The Peasants’ and People’s Interethnic Guard is composed of men and women trained in areas relating to Indigenous law and knowledge (ley de origen), the Indigenous and peasant social context, the U’wa mandate, the Special Indigenous Jurisdiction, popular communication, first aid, and human rights. This work is carried out within the broader framework of all the societal deeds and developments that have been taking place within the region. The result is a comprehensive vision of the social and political context, with the ultimate aim of safeguarding the people’s rights, fulfilling the accords signed at each of the tables with the national and departmental governments, guaranteeing respect for the legitimate right of social protest, and combating violations of this right, including assassinations of social movement leaders who have been demanding the right to protest through social mobilization. In the form of the Social and Popular Mass Political Movement of Centro Oriente and an Indigenous organization, they are coming together with a laser focus on protecting our future generations. Their commitment is to obtain recognition for the peasant as a political subject of rights and as an important player in Colombian food security. Ultimately, this is seen as leading to the construction and consolidation of the territory, with the understanding that we all build the territory, we all generate the social fabric, and we all generate community; hence the slogan, “we are all the Guard.”
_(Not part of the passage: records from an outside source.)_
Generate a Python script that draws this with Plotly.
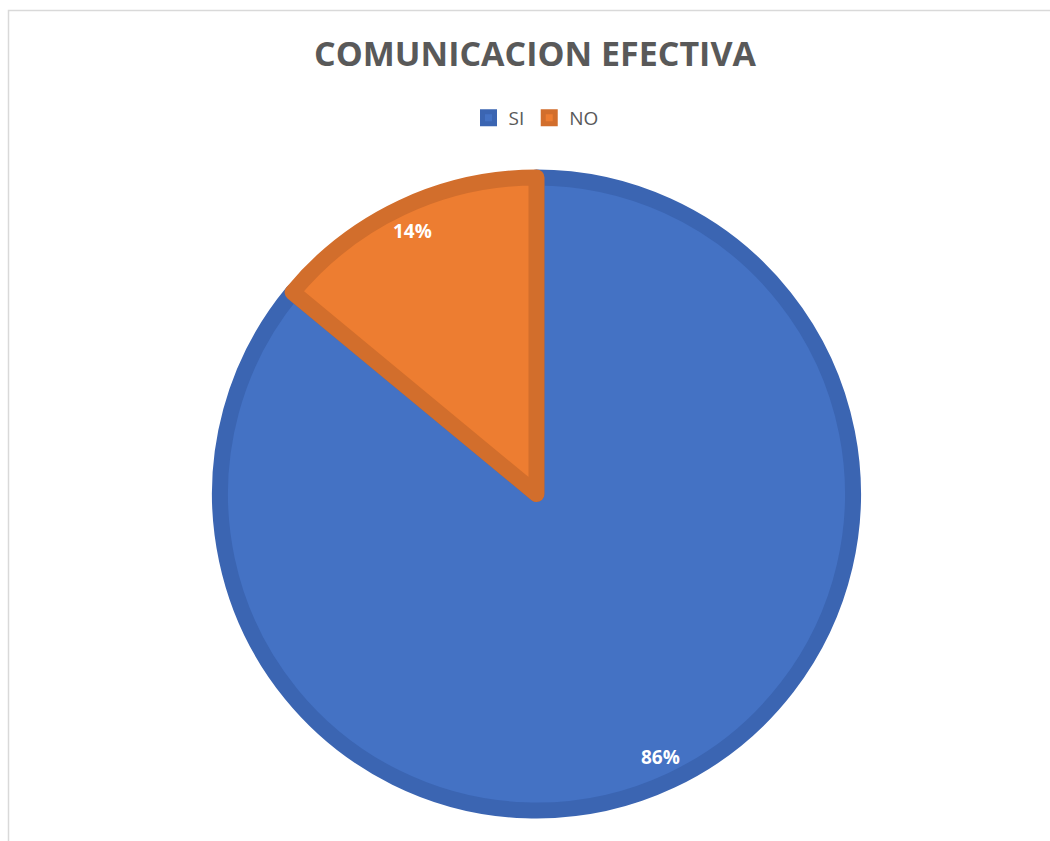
import math
import plotly.graph_objects as go

# Survey answers and their shares (%)
labels = ["SI", "NO"]
values = [86, 14]
fill_colors = ["#4472C4", "#ED7D31"]
edge_colors = ["#3B65B2", "#D26E2C"]

W, H = 1050, 841
CX, CY = 536.5, 494.0        # pie centre in pixels (from top-left)
R_OUT = 324.5                # outer radius including the edge band
EDGE = 16                    # edge line width
R = R_OUT - EDGE / 2         # geometric radius of the pie
LABEL_R = 291                # radius where the percentage labels sit

fig = go.Figure()

fig.add_trace(go.Pie(
    labels=labels,
    values=values,
    sort=False,
    direction="clockwise",
    rotation=0,
    marker=dict(colors=fill_colors, line=dict(color=edge_colors, width=EDGE)),
    textinfo="none",
    hoverinfo="label+percent",
    domain=dict(
        x=[(CX - R - 60) / W, (CX + R + 60) / W],
        y=[(H - CY - R) / H, (H - CY + R) / H],
    ),
))

# percentage labels placed along each slice's middle angle
total = sum(values)
start = 0.0
for lab, v in zip(labels, values):
    mid = start + v / total * 360 / 2
    start += v / total * 360
    theta = math.radians(mid)
    px = CX + LABEL_R * math.sin(theta)
    py = CY - LABEL_R * math.cos(theta)
    fig.add_annotation(
        x=px / W, y=1 - py / H, xref="paper", yref="paper",
        text=f"<b>{round(v / total * 100)}%</b>", showarrow=False,
        font=dict(family="Open Sans", size=19, color="#FFFFFF"),
        xanchor="center", yanchor="middle",
    )

# chart area frame
fig.add_shape(
    type="rect", xref="paper", yref="paper",
    x0=8.5 / W, x1=1.02, y0=-0.02, y1=1 - 10.5 / H,
    line=dict(color="#D9D9D9", width=1.5), fillcolor="rgba(0,0,0,0)",
)

fig.update_layout(
    width=W, height=H,
    margin=dict(l=0, r=0, t=0, b=0),
    paper_bgcolor="#FFFFFF",
    plot_bgcolor="#FFFFFF",
    title=dict(
        text="<b>COMUNICACION EFECTIVA</b>",
        x=535 / W, xanchor="center",
        y=1 - 54 / H, yanchor="middle",
        font=dict(family="Open Sans", size=34, color="#595959"),
    ),
    legend=dict(
        orientation="h",
        x=536 / W, xanchor="center",
        y=1 - 118 / H, yanchor="middle",
        font=dict(family="Open Sans", size=19, color="#595959"),
        itemclick=False,
        itemwidth=30,
        traceorder="normal",
    ),
    showlegend=True,
)

fig.write_html("out.html")
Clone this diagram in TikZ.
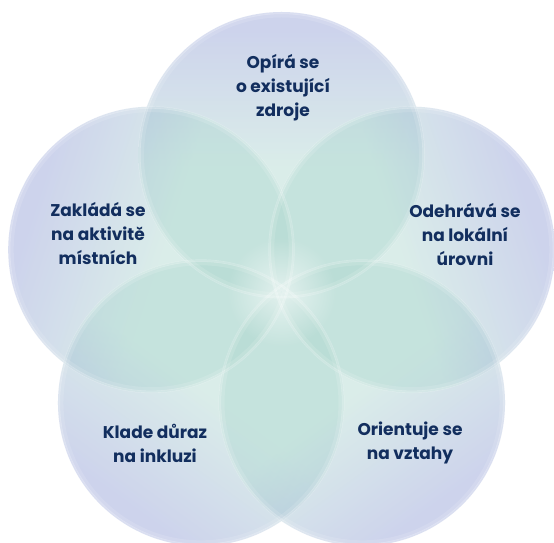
\documentclass[tikz,border=0pt]{standalone}
\usepackage{fontspec}
\setmainfont{Poppins}
\usetikzlibrary{fadings,calc}
\definecolor{lav}{RGB}{142,156,212}
\definecolor{mint}{RGB}{172,215,207}
\definecolor{navy}{RGB}{18,46,94}
\pgfdeclareverticalshading{petalsh}{100bp}{color(0bp)=(mint); color(25bp)=(mint); color(48bp)=(mint); color(72bp)=(lav); color(75bp)=(lav); color(100bp)=(lav)}
\tikzfading[name=glow, inner color=transparent!0, outer color=transparent!100]
\tikzset{
  petal/.style={fill opacity=0.44, shading=petalsh},
  lbl/.style={text=navy, font=\fontsize{17}{24}\selectfont\bfseries, align=center, inner sep=0pt},
}
\begin{document}
\begin{tikzpicture}[x=1pt,y=1pt]
\useasboundingbox (0,0) rectangle (554,543);
\fill[white] (0,0) rectangle (554,543);
\coordinate (O) at (281.5,251);
\foreach \a/\n in {90/top,162/ul,234/bl,306/br,18/ur}{
  \coordinate (\n) at ($(O)+(\a:137)$);
}
\foreach \a/\n in {90/top,162/ul,234/bl,306/br,18/ur}{
  \shade[petal, shading angle=\a-90] (\n) circle (143);
}
\foreach \n in {top,ul,bl,br,ur}{
  \draw[white, line width=4, opacity=0.12] (\n) circle (139.5);
  \draw[white, line width=2.5, opacity=0.28] (\n) circle (142.2);
}
\fill[white, path fading=glow, opacity=0.6] (O) circle (55);
\node[lbl] (t1) at (283,455) {Opírá se\\o existující\\zdroje};
\node[lbl] (t2) at (98,309) {Zakládá se\\na aktivitě\\místních};
\node[lbl] (t3) at (465,308) {Odehrává se\\na lokální\\úrovni};
\node[lbl] (t4) at (155,100) {Klade důraz\\na inkluzi};
\node[lbl] (t5) at (410,100) {Orientuje se\\na vztahy};
\end{tikzpicture}
\end{document}
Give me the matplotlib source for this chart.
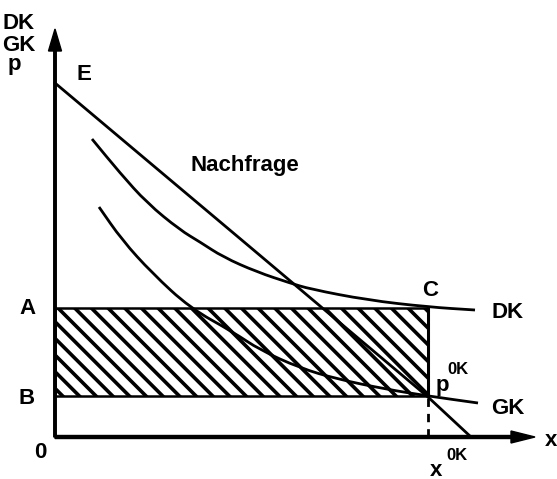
import matplotlib
matplotlib.use("Agg")
import matplotlib.pyplot as plt
from matplotlib.path import Path
from matplotlib.patches import PathPatch, Rectangle, FancyArrow

plt.rcParams['font.family'] = ['Liberation Sans', 'DejaVu Sans']
plt.rcParams['font.weight'] = 'bold'
plt.rcParams['hatch.linewidth'] = 2.6

# values (x = quantity, y = price / cost)
nachfrage_x = [0.0, 19.5, 37.3, 41.6]
nachfrage_y = [35.4, 19.0, 4.0, 0.0]

dk_x = [3.7, 6.5, 9.2, 12.5, 14.5, 16.8, 20.2, 23.5, 25.5, 31.2, 37.3, 42.0]
dk_y = [29.8, 26.4, 23.4, 20.7, 19.5, 18.0, 16.5, 15.4, 14.8, 13.7, 13.0, 12.7]

gk_x = [4.4, 6.7, 9.7, 13.5, 17.8, 20.5, 24.5, 28.2, 33.0, 37.3, 42.3]
gk_y = [23.0, 19.7, 16.4, 12.9, 10.5, 8.7, 6.9, 5.8, 4.8, 4.1, 3.4]

x_opt = 37.3   # x^0K
price_A = 12.9  # DK at x^0K
price_B = 4.1   # p^0K = GK at x^0K


def smooth_path(xs, ys):
    # quadratic bezier through midpoints, read points act as control points
    pts = list(zip(xs, ys))
    verts = [pts[0]]
    codes = [Path.MOVETO]
    mid = ((pts[0][0] + pts[1][0]) / 2, (pts[0][1] + pts[1][1]) / 2)
    verts.append(mid)
    codes.append(Path.LINETO)
    for i in range(1, len(pts) - 1):
        nxt = ((pts[i][0] + pts[i + 1][0]) / 2, (pts[i][1] + pts[i + 1][1]) / 2)
        verts += [pts[i], nxt]
        codes += [Path.CURVE3, Path.CURVE3]
    verts.append(pts[-1])
    codes.append(Path.LINETO)
    return Path(verts, codes)


fig = plt.figure(figsize=(5.57, 4.79), dpi=100)
ax = fig.add_axes([0, 0, 1, 1])
ax.set_xlim(-5.5, 50.2)
ax.set_ylim(-4.2, 43.7)
ax.axis('off')

# hatched area
ax.add_patch(Rectangle((0, price_B), x_opt, price_A - price_B, facecolor='white',
                       edgecolor='black', hatch='\\\\', linewidth=1.8, zorder=1))
ax.plot([x_opt, x_opt], [price_B, price_A], color='black', lw=2.2, zorder=3)
ax.plot([x_opt, x_opt], [0, price_B], color='black', lw=2.0, ls=(0, (3, 2.5)), zorder=3)

# curves
ax.plot(nachfrage_x, nachfrage_y, color='black', lw=2.0, zorder=2)
ax.add_patch(PathPatch(smooth_path(dk_x, dk_y), fill=False, lw=2.0, zorder=2))
ax.add_patch(PathPatch(smooth_path(gk_x, gk_y), fill=False, lw=2.0, zorder=2))

# axes with arrows
ax.add_patch(FancyArrow(0, 0, 0, 40.8, width=0.25, head_width=1.3, head_length=2.2,
                        length_includes_head=True, color='black', zorder=4))
ax.add_patch(FancyArrow(0, 0, 48.0, 0, width=0.3, head_width=1.2, head_length=2.4,
                        length_includes_head=True, color='black', zorder=4))

fs = 16
ax.text(-5.3, 41.4, 'DK', fontsize=fs, va='center', ha='left')
ax.text(-5.3, 39.2, 'GK', fontsize=fs, va='center', ha='left')
ax.text(-4.7, 37.3, 'p', fontsize=fs, va='center', ha='left')
ax.text(2.2, 36.3, 'E', fontsize=fs, va='center', ha='left')
ax.text(13.5, 27.2, 'Nachfrage', fontsize=fs, va='center', ha='left')
ax.text(-2.8, price_A, 'A', fontsize=fs, va='center', ha='center')
ax.text(-2.8, price_B - 0.2, 'B', fontsize=fs, va='center', ha='center')
ax.text(-1.5, -1.5, '0', fontsize=fs, va='center', ha='center')
ax.text(37.5, 14.7, 'C', fontsize=fs, va='center', ha='center')
ax.text(45.3, 12.5, 'DK', fontsize=fs, va='center', ha='center')
ax.text(45.3, 2.9, 'GK', fontsize=fs, va='center', ha='center')
ax.text(38.7, 5.2, 'p', fontsize=fs, va='center', ha='center')
ax.text(40.3, 6.7, '0K', fontsize=12, va='center', ha='center')
ax.text(38.1, -3.3, 'x', fontsize=fs, va='center', ha='center')
ax.text(40.2, -1.8, '0K', fontsize=12, va='center', ha='center')
ax.text(49.0, -0.3, 'x', fontsize=fs, va='center', ha='left')

fig.savefig('out.png', dpi=100)
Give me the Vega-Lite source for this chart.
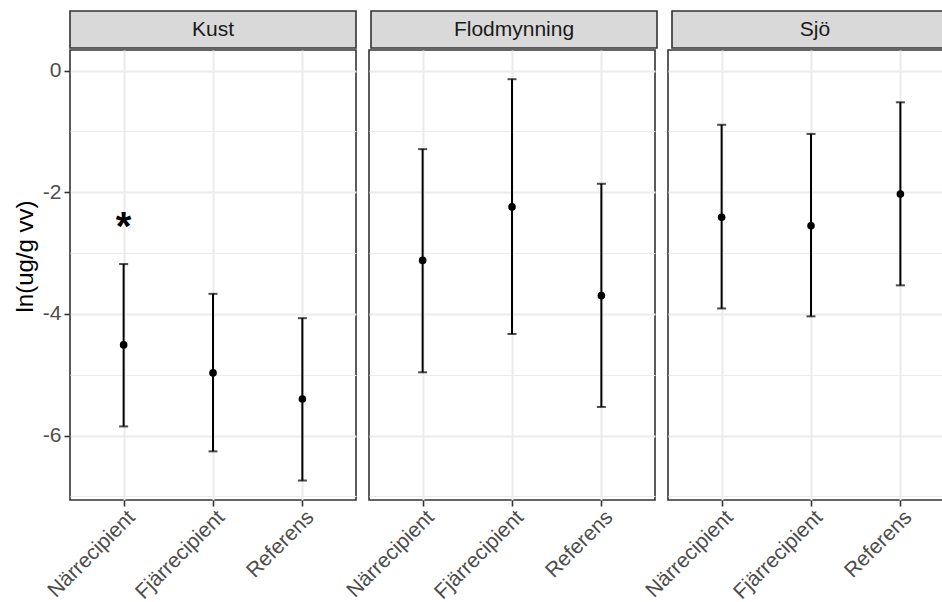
{
  "$schema": "https://vega.github.io/schema/vega-lite/v6.json",
  "padding": {"left": 12, "top": 10, "right": 0, "bottom": 0},
  "background": "white",
  "config": {
    "font": "Liberation Sans",
    "view": {"stroke": "#333333", "strokeWidth": 1.6},
    "axisX": {
      "grid": true, "gridColor": "#EBEBEB", "gridWidth": 2,
      "domain": false, "tickColor": "#333333", "tickSize": 6, "tickWidth": 1.6,
      "labelAngle": -45, "labelAlign": "right", "labelBaseline": "top",
      "labelFontSize": 21, "labelColor": "#4D4D4D", "labelPadding": 0, "title": null
    },
    "axisY": {
      "grid": true, "gridColor": "#EBEBEB",
      "gridWidth": {"condition": {"test": "datum.value % 2 !== 0", "value": 1}, "value": 2},
      "domain": false, "tickColor": "#333333", "tickSize": 6, "tickWidth": 1.6,
      "tickOpacity": {"condition": {"test": "datum.value % 2 !== 0", "value": 0}, "value": 1},
      "labelFontSize": 21, "labelColor": "#4D4D4D", "labelPadding": 3,
      "titleFontSize": 24, "titleFontWeight": "normal", "titleColor": "#000000", "titlePadding": 5
    }
  },
  "data": {
    "values": [
      {"omrade": "Kust", "lokal": "Närrecipient", "mean": -4.51, "lower": -5.85, "upper": -3.18, "sig": "*"},
      {"omrade": "Kust", "lokal": "Fjärrecipient", "mean": -4.97, "lower": -6.26, "upper": -3.67, "sig": ""},
      {"omrade": "Kust", "lokal": "Referens", "mean": -5.40, "lower": -6.74, "upper": -4.07, "sig": ""},
      {"omrade": "Flodmynning", "lokal": "Närrecipient", "mean": -3.12, "lower": -4.96, "upper": -1.29, "sig": ""},
      {"omrade": "Flodmynning", "lokal": "Fjärrecipient", "mean": -2.24, "lower": -4.33, "upper": -0.14, "sig": ""},
      {"omrade": "Flodmynning", "lokal": "Referens", "mean": -3.70, "lower": -5.53, "upper": -1.86, "sig": ""},
      {"omrade": "Sjö", "lokal": "Närrecipient", "mean": -2.41, "lower": -3.91, "upper": -0.89, "sig": ""},
      {"omrade": "Sjö", "lokal": "Fjärrecipient", "mean": -2.55, "lower": -4.04, "upper": -1.04, "sig": ""},
      {"omrade": "Sjö", "lokal": "Referens", "mean": -2.03, "lower": -3.53, "upper": -0.52, "sig": ""}
    ]
  },
  "spacing": 0,
  "vconcat": [
    {
      "spacing": 13,
      "hconcat": [
        {
          "width": 286, "height": 37,
          "view": {"fill": "#D9D9D9", "stroke": "#333333", "strokeWidth": 1.6},
          "transform": [{"filter": "datum.omrade === 'Kust' && datum.lokal === 'Närrecipient'"}],
          "mark": {"type": "text", "fontSize": 21, "color": "#1A1A1A", "baseline": "middle", "align": "center"},
          "encoding": {"text": {"field": "omrade"}}
        },
        {
          "width": 286, "height": 37,
          "view": {"fill": "#D9D9D9", "stroke": "#333333", "strokeWidth": 1.6},
          "transform": [{"filter": "datum.omrade === 'Flodmynning' && datum.lokal === 'Närrecipient'"}],
          "mark": {"type": "text", "fontSize": 21, "color": "#1A1A1A", "baseline": "middle", "align": "center"},
          "encoding": {"text": {"field": "omrade"}}
        },
        {
          "width": 286, "height": 37,
          "view": {"fill": "#D9D9D9", "stroke": "#333333", "strokeWidth": 1.6},
          "transform": [{"filter": "datum.omrade === 'Sjö' && datum.lokal === 'Närrecipient'"}],
          "mark": {"type": "text", "fontSize": 21, "color": "#1A1A1A", "baseline": "middle", "align": "center"},
          "encoding": {"text": {"field": "omrade"}}
        }
      ]
    },
    {
      "spacing": 13,
      "bounds": "flush",
      "hconcat": [
        {
          "width": 286, "height": 450,
          "transform": [{"filter": "datum.omrade === 'Kust'"}],
          "encoding": {
            "x": {"field": "lokal", "type": "nominal", "scale": {"type": "point", "padding": 0.6, "domain": ["Närrecipient", "Fjärrecipient", "Referens"]}}
          },
          "layer": [
            {
              "mark": {"type": "rule", "strokeWidth": 2, "color": "#000000"},
              "encoding": {
                "y": {"field": "lower", "type": "quantitative", "scale": {"domain": [-7.06, 0.34], "nice": false, "zero": false},
                  "axis": {"title": "ln(ug/g vv)", "titleY": 206, "values": [-7, -6, -5, -4, -3, -2, -1, 0], "labelExpr": "datum.value % 2 === 0 ? '' + datum.value : ''"}},
                "y2": {"field": "upper"}
              }
            },
            {"mark": {"type": "tick", "thickness": 2, "size": 9, "color": "#000000"}, "encoding": {"y": {"field": "lower", "type": "quantitative"}}},
            {"mark": {"type": "tick", "thickness": 2, "size": 9, "color": "#000000"}, "encoding": {"y": {"field": "upper", "type": "quantitative"}}},
            {"mark": {"type": "circle", "size": 58, "opacity": 1, "color": "#000000"}, "encoding": {"y": {"field": "mean", "type": "quantitative"}}},
            {
              "transform": [{"filter": "datum.sig !== ''"}],
              "mark": {"type": "text", "fontSize": 40, "fontWeight": "bold", "color": "#000000", "baseline": "alphabetic", "align": "center", "dy": -24},
              "encoding": {"y": {"field": "upper", "type": "quantitative"}, "text": {"field": "sig"}}
            }
          ]
        },
        {
          "width": 286, "height": 450,
          "transform": [{"filter": "datum.omrade === 'Flodmynning'"}],
          "encoding": {
            "x": {"field": "lokal", "type": "nominal", "scale": {"type": "point", "padding": 0.6, "domain": ["Närrecipient", "Fjärrecipient", "Referens"]}}
          },
          "layer": [
            {
              "mark": {"type": "rule", "strokeWidth": 2, "color": "#000000"},
              "encoding": {
                "y": {"field": "lower", "type": "quantitative", "scale": {"domain": [-7.06, 0.34], "nice": false, "zero": false},
                  "axis": {"title": null, "values": [-7, -6, -5, -4, -3, -2, -1, 0], "labels": false, "ticks": false}},
                "y2": {"field": "upper"}
              }
            },
            {"mark": {"type": "tick", "thickness": 2, "size": 9, "color": "#000000"}, "encoding": {"y": {"field": "lower", "type": "quantitative"}}},
            {"mark": {"type": "tick", "thickness": 2, "size": 9, "color": "#000000"}, "encoding": {"y": {"field": "upper", "type": "quantitative"}}},
            {"mark": {"type": "circle", "size": 58, "opacity": 1, "color": "#000000"}, "encoding": {"y": {"field": "mean", "type": "quantitative"}}}
          ]
        },
        {
          "width": 286, "height": 450,
          "transform": [{"filter": "datum.omrade === 'Sjö'"}],
          "encoding": {
            "x": {"field": "lokal", "type": "nominal", "scale": {"type": "point", "padding": 0.6, "domain": ["Närrecipient", "Fjärrecipient", "Referens"]}}
          },
          "layer": [
            {
              "mark": {"type": "rule", "strokeWidth": 2, "color": "#000000"},
              "encoding": {
                "y": {"field": "lower", "type": "quantitative", "scale": {"domain": [-7.06, 0.34], "nice": false, "zero": false},
                  "axis": {"title": null, "values": [-7, -6, -5, -4, -3, -2, -1, 0], "labels": false, "ticks": false}},
                "y2": {"field": "upper"}
              }
            },
            {"mark": {"type": "tick", "thickness": 2, "size": 9, "color": "#000000"}, "encoding": {"y": {"field": "lower", "type": "quantitative"}}},
            {"mark": {"type": "tick", "thickness": 2, "size": 9, "color": "#000000"}, "encoding": {"y": {"field": "upper", "type": "quantitative"}}},
            {"mark": {"type": "circle", "size": 58, "opacity": 1, "color": "#000000"}, "encoding": {"y": {"field": "mean", "type": "quantitative"}}}
          ]
        }
      ]
    }
  ]
}
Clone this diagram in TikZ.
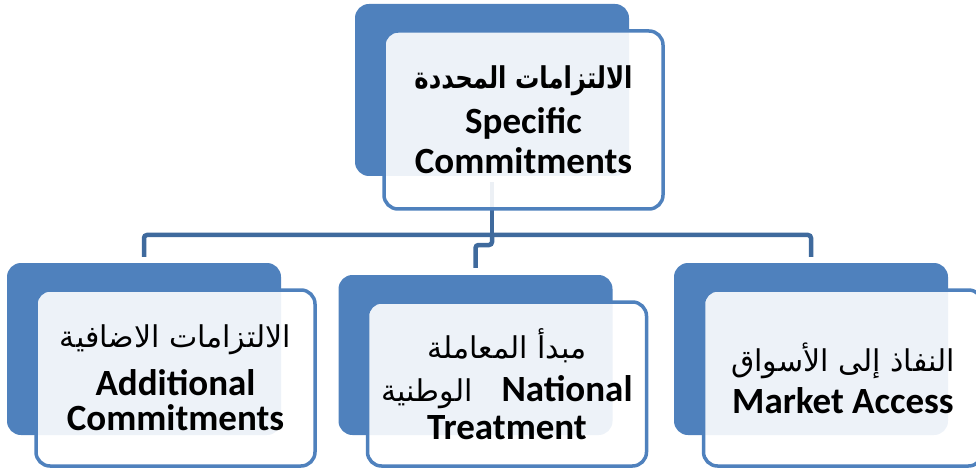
\documentclass[tikz,border=0pt]{standalone}
\usepackage{fontspec}
\setmainfont{Carlito}
\newfontfamily\arabicfont[Script=Arabic]{DejaVu Sans}
\TeXXeTstate=1
\usetikzlibrary{positioning,calc}

\definecolor{boxblue}{RGB}{79,129,189}
\definecolor{linkblue}{RGB}{63,106,157}
\newcommand{\artext}[2][\mdseries]{{\arabicfont#1\fontsize{30}{40}\selectfont\beginR #2\endR}}

\tikzset{
  backbox/.style={fill=boxblue, rounded corners=14pt, inner sep=0pt,
    minimum width=274pt, minimum height=172pt},
  frontbox/.style={draw=boxblue, line width=3.5pt, fill=white, fill opacity=0.9,
    text opacity=1, rounded corners=14pt, inner sep=0pt,
    minimum width=279pt, minimum height=176pt,
    align=center, font=\fontsize{37}{40}\selectfont\bfseries},
  branch/.style={draw=linkblue, line width=4.5pt, rounded corners=3pt}
}

\begin{document}
\begin{tikzpicture}[x=1pt,y=-1pt]
\clip (0,0) rectangle (976,470);
% back plates
\node[backbox] (specbg) at (492,90) {};
\node[backbox] (addlbg) at (144,349) {};
\node[backbox, minimum height=160pt] (natlbg) at (475.5,355) {};
\node[backbox] (mktbg) at (811,349) {};
% tree
\coordinate (hub) at (492,235);
\draw[branch, shorten <=6pt] (specbg.south) -- (hub);
\draw[branch, shorten >=6pt] (hub) -| (addlbg.north);
\draw[branch, shorten >=6pt] (hub) -| (mktbg.north);
\draw[branch, shorten >=7pt] (hub) -- ++(0,10) -| (natlbg.north);
% front cards
\node[frontbox, minimum height=178pt] (spec) at (523.5,120)
  {\scalebox{0.81}[1]{\artext[\bfseries]{الالتزامات المحددة}}\\[5pt] Specific\\ Commitments};
\node[frontbox, font=\fontsize{37}{35}\selectfont\bfseries] (addl) at (175.5,378)
  {\artext{الالتزامات الاضافية}\\[13pt] Additional\\ Commitments};
\node[frontbox, minimum height=164pt, font=\fontsize{37}{38}\selectfont\bfseries] (natl) at (507,384)
  {\artext{مبدأ المعاملة}\\[5pt] \artext{الوطنية}\hspace{29pt}National\\ Treatment};
\node[frontbox] (mkt) at (843,378)
  {\artext{النفاذ إلى الأسواق}\\[2pt] Market Access};
\end{tikzpicture}
\end{document}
It is our duty to strive for the formal and legal recognition of the Guard by the Colombian government, so that it has legal standing and can be recognized in the case of our U’wa brothers and sisters as a part of the development of the Special Indigenous Jurisdiction, based on Article 246 of the Colombian Constitution of 1991.

We are Indigenous people, Afro-Colombians, peasants, city dwellers — we are the Peasants’ and Peoples’ Interethnic Guard of Centro Oriente, Colombia.